Quote all of the data exactly as given. Skip every picture it contains.
--- start of Information shown ---
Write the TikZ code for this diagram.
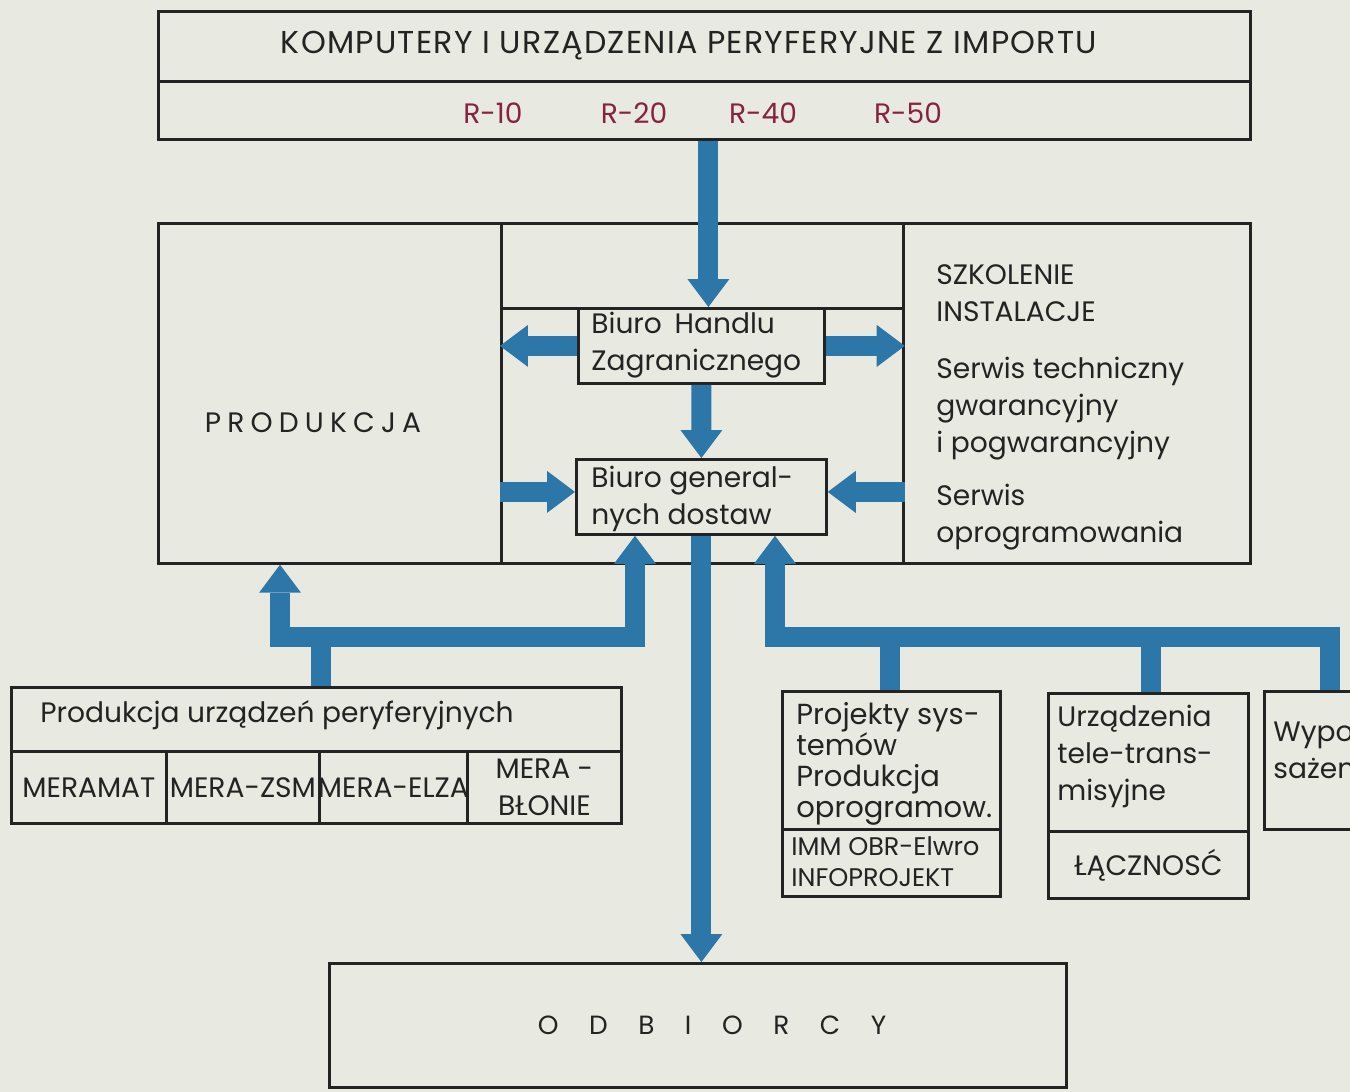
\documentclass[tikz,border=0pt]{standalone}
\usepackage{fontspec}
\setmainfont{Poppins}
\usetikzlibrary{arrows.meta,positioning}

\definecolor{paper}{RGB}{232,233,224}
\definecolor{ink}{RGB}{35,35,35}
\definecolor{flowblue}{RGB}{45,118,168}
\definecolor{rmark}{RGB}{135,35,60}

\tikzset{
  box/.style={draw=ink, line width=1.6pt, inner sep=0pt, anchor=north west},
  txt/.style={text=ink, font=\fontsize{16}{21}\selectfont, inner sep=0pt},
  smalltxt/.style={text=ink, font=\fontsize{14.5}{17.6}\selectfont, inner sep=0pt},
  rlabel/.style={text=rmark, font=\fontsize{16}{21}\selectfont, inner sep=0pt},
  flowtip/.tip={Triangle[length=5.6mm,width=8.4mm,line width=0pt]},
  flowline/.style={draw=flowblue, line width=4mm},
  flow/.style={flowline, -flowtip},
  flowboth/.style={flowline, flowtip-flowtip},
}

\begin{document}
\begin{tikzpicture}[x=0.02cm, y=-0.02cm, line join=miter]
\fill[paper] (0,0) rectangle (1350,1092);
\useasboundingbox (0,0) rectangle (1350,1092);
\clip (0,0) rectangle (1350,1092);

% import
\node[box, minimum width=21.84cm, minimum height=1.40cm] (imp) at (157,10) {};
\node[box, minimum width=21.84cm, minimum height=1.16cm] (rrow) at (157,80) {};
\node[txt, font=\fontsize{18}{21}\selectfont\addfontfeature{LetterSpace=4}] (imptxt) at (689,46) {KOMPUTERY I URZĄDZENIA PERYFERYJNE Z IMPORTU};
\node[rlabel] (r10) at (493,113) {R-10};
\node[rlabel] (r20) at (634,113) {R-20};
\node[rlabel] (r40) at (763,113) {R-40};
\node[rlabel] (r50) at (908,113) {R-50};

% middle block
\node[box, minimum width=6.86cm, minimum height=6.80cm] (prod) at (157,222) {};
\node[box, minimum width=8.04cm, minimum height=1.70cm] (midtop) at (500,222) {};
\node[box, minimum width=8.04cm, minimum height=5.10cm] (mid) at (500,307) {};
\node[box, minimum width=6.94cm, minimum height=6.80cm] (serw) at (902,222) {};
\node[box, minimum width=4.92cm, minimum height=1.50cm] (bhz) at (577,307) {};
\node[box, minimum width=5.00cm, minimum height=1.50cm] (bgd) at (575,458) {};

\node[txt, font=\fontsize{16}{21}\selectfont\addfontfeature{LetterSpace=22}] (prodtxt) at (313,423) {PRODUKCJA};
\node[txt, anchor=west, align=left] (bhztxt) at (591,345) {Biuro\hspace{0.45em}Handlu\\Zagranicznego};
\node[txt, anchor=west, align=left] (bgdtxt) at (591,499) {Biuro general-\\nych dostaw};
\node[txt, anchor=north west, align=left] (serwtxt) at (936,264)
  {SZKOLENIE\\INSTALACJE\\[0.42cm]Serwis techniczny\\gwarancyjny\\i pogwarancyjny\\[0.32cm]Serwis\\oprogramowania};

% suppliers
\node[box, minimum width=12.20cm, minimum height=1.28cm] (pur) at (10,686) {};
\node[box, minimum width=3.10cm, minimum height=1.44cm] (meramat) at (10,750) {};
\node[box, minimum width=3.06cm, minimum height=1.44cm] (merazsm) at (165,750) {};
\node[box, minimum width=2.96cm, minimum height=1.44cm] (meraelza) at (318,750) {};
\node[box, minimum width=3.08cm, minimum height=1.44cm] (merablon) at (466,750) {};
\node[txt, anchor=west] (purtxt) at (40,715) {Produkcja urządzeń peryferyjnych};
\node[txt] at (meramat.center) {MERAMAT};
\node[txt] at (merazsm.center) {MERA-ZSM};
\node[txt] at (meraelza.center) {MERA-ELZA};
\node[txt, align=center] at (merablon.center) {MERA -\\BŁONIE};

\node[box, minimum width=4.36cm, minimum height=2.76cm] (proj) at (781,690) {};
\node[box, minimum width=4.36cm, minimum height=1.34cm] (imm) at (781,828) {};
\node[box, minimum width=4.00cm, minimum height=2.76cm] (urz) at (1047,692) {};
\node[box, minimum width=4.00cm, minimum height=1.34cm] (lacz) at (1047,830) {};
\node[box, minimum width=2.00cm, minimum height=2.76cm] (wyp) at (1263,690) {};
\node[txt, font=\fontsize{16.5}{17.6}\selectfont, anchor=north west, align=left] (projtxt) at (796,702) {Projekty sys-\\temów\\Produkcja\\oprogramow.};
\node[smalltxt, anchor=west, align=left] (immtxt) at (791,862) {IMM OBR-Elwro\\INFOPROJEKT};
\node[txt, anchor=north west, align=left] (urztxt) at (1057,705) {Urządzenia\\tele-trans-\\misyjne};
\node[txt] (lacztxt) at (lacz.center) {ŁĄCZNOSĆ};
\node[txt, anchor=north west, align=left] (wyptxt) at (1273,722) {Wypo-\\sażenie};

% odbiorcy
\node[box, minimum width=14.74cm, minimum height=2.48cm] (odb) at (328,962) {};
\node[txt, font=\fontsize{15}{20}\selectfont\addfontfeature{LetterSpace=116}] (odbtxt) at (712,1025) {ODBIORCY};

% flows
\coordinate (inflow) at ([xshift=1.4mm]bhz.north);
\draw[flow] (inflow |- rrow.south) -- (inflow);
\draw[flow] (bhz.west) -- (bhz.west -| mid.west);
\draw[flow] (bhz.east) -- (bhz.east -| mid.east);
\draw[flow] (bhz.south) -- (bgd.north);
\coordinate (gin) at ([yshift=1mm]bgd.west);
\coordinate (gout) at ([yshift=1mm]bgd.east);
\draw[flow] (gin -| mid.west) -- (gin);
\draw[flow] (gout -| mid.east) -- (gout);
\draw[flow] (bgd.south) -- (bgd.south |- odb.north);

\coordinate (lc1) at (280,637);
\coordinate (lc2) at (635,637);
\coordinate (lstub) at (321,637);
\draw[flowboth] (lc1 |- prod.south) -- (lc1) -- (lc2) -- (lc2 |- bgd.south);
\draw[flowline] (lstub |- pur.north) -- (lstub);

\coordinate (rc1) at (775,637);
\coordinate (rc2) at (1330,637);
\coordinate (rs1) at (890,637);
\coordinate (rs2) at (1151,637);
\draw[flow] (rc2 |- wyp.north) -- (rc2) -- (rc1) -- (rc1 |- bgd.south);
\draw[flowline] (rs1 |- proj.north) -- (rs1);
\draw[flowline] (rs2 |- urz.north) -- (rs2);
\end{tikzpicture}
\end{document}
--- end of Information shown ---
Written response:
Write the TikZ code for this diagram.
\documentclass[tikz,border=0pt]{standalone}
\usepackage{fontspec}
\setmainfont{Poppins}
\usetikzlibrary{arrows.meta,positioning}

\definecolor{paper}{RGB}{232,233,224}
\definecolor{ink}{RGB}{35,35,35}
\definecolor{flowblue}{RGB}{45,118,168}
\definecolor{rmark}{RGB}{135,35,60}

\tikzset{
  box/.style={draw=ink, line width=1.6pt, inner sep=0pt, anchor=north west},
  txt/.style={text=ink, font=\fontsize{16}{21}\selectfont, inner sep=0pt},
  smalltxt/.style={text=ink, font=\fontsize{14.5}{17.6}\selectfont, inner sep=0pt},
  rlabel/.style={text=rmark, font=\fontsize{16}{21}\selectfont, inner sep=0pt},
  flowtip/.tip={Triangle[length=5.6mm,width=8.4mm,line width=0pt]},
  flowline/.style={draw=flowblue, line width=4mm},
  flow/.style={flowline, -flowtip},
  flowboth/.style={flowline, flowtip-flowtip},
}

\begin{document}
\begin{tikzpicture}[x=0.02cm, y=-0.02cm, line join=miter]
\fill[paper] (0,0) rectangle (1350,1092);
\useasboundingbox (0,0) rectangle (1350,1092);
\clip (0,0) rectangle (1350,1092);

% import
\node[box, minimum width=21.84cm, minimum height=1.40cm] (imp) at (157,10) {};
\node[box, minimum width=21.84cm, minimum height=1.16cm] (rrow) at (157,80) {};
\node[txt, font=\fontsize{18}{21}\selectfont\addfontfeature{LetterSpace=4}] (imptxt) at (689,46) {KOMPUTERY I URZĄDZENIA PERYFERYJNE Z IMPORTU};
\node[rlabel] (r10) at (493,113) {R-10};
\node[rlabel] (r20) at (634,113) {R-20};
\node[rlabel] (r40) at (763,113) {R-40};
\node[rlabel] (r50) at (908,113) {R-50};

% middle block
\node[box, minimum width=6.86cm, minimum height=6.80cm] (prod) at (157,222) {};
\node[box, minimum width=8.04cm, minimum height=1.70cm] (midtop) at (500,222) {};
\node[box, minimum width=8.04cm, minimum height=5.10cm] (mid) at (500,307) {};
\node[box, minimum width=6.94cm, minimum height=6.80cm] (serw) at (902,222) {};
\node[box, minimum width=4.92cm, minimum height=1.50cm] (bhz) at (577,307) {};
\node[box, minimum width=5.00cm, minimum height=1.50cm] (bgd) at (575,458) {};

\node[txt, font=\fontsize{16}{21}\selectfont\addfontfeature{LetterSpace=22}] (prodtxt) at (313,423) {PRODUKCJA};
\node[txt, anchor=west, align=left] (bhztxt) at (591,345) {Biuro\hspace{0.45em}Handlu\\Zagranicznego};
\node[txt, anchor=west, align=left] (bgdtxt) at (591,499) {Biuro general-\\nych dostaw};
\node[txt, anchor=north west, align=left] (serwtxt) at (936,264)
  {SZKOLENIE\\INSTALACJE\\[0.42cm]Serwis techniczny\\gwarancyjny\\i pogwarancyjny\\[0.32cm]Serwis\\oprogramowania};

% suppliers
\node[box, minimum width=12.20cm, minimum height=1.28cm] (pur) at (10,686) {};
\node[box, minimum width=3.10cm, minimum height=1.44cm] (meramat) at (10,750) {};
\node[box, minimum width=3.06cm, minimum height=1.44cm] (merazsm) at (165,750) {};
\node[box, minimum width=2.96cm, minimum height=1.44cm] (meraelza) at (318,750) {};
\node[box, minimum width=3.08cm, minimum height=1.44cm] (merablon) at (466,750) {};
\node[txt, anchor=west] (purtxt) at (40,715) {Produkcja urządzeń peryferyjnych};
\node[txt] at (meramat.center) {MERAMAT};
\node[txt] at (merazsm.center) {MERA-ZSM};
\node[txt] at (meraelza.center) {MERA-ELZA};
\node[txt, align=center] at (merablon.center) {MERA -\\BŁONIE};

\node[box, minimum width=4.36cm, minimum height=2.76cm] (proj) at (781,690) {};
\node[box, minimum width=4.36cm, minimum height=1.34cm] (imm) at (781,828) {};
\node[box, minimum width=4.00cm, minimum height=2.76cm] (urz) at (1047,692) {};
\node[box, minimum width=4.00cm, minimum height=1.34cm] (lacz) at (1047,830) {};
\node[box, minimum width=2.00cm, minimum height=2.76cm] (wyp) at (1263,690) {};
\node[txt, font=\fontsize{16.5}{17.6}\selectfont, anchor=north west, align=left] (projtxt) at (796,702) {Projekty sys-\\temów\\Produkcja\\oprogramow.};
\node[smalltxt, anchor=west, align=left] (immtxt) at (791,862) {IMM OBR-Elwro\\INFOPROJEKT};
\node[txt, anchor=north west, align=left] (urztxt) at (1057,705) {Urządzenia\\tele-trans-\\misyjne};
\node[txt] (lacztxt) at (lacz.center) {ŁĄCZNOSĆ};
\node[txt, anchor=north west, align=left] (wyptxt) at (1273,722) {Wypo-\\sażenie};

% odbiorcy
\node[box, minimum width=14.74cm, minimum height=2.48cm] (odb) at (328,962) {};
\node[txt, font=\fontsize{15}{20}\selectfont\addfontfeature{LetterSpace=116}] (odbtxt) at (712,1025) {ODBIORCY};

% flows
\coordinate (inflow) at ([xshift=1.4mm]bhz.north);
\draw[flow] (inflow |- rrow.south) -- (inflow);
\draw[flow] (bhz.west) -- (bhz.west -| mid.west);
\draw[flow] (bhz.east) -- (bhz.east -| mid.east);
\draw[flow] (bhz.south) -- (bgd.north);
\coordinate (gin) at ([yshift=1mm]bgd.west);
\coordinate (gout) at ([yshift=1mm]bgd.east);
\draw[flow] (gin -| mid.west) -- (gin);
\draw[flow] (gout -| mid.east) -- (gout);
\draw[flow] (bgd.south) -- (bgd.south |- odb.north);

\coordinate (lc1) at (280,637);
\coordinate (lc2) at (635,637);
\coordinate (lstub) at (321,637);
\draw[flowboth] (lc1 |- prod.south) -- (lc1) -- (lc2) -- (lc2 |- bgd.south);
\draw[flowline] (lstub |- pur.north) -- (lstub);

\coordinate (rc1) at (775,637);
\coordinate (rc2) at (1330,637);
\coordinate (rs1) at (890,637);
\coordinate (rs2) at (1151,637);
\draw[flow] (rc2 |- wyp.north) -- (rc2) -- (rc1) -- (rc1 |- bgd.south);
\draw[flowline] (rs1 |- proj.north) -- (rs1);
\draw[flowline] (rs2 |- urz.north) -- (rs2);
\end{tikzpicture}
\end{document}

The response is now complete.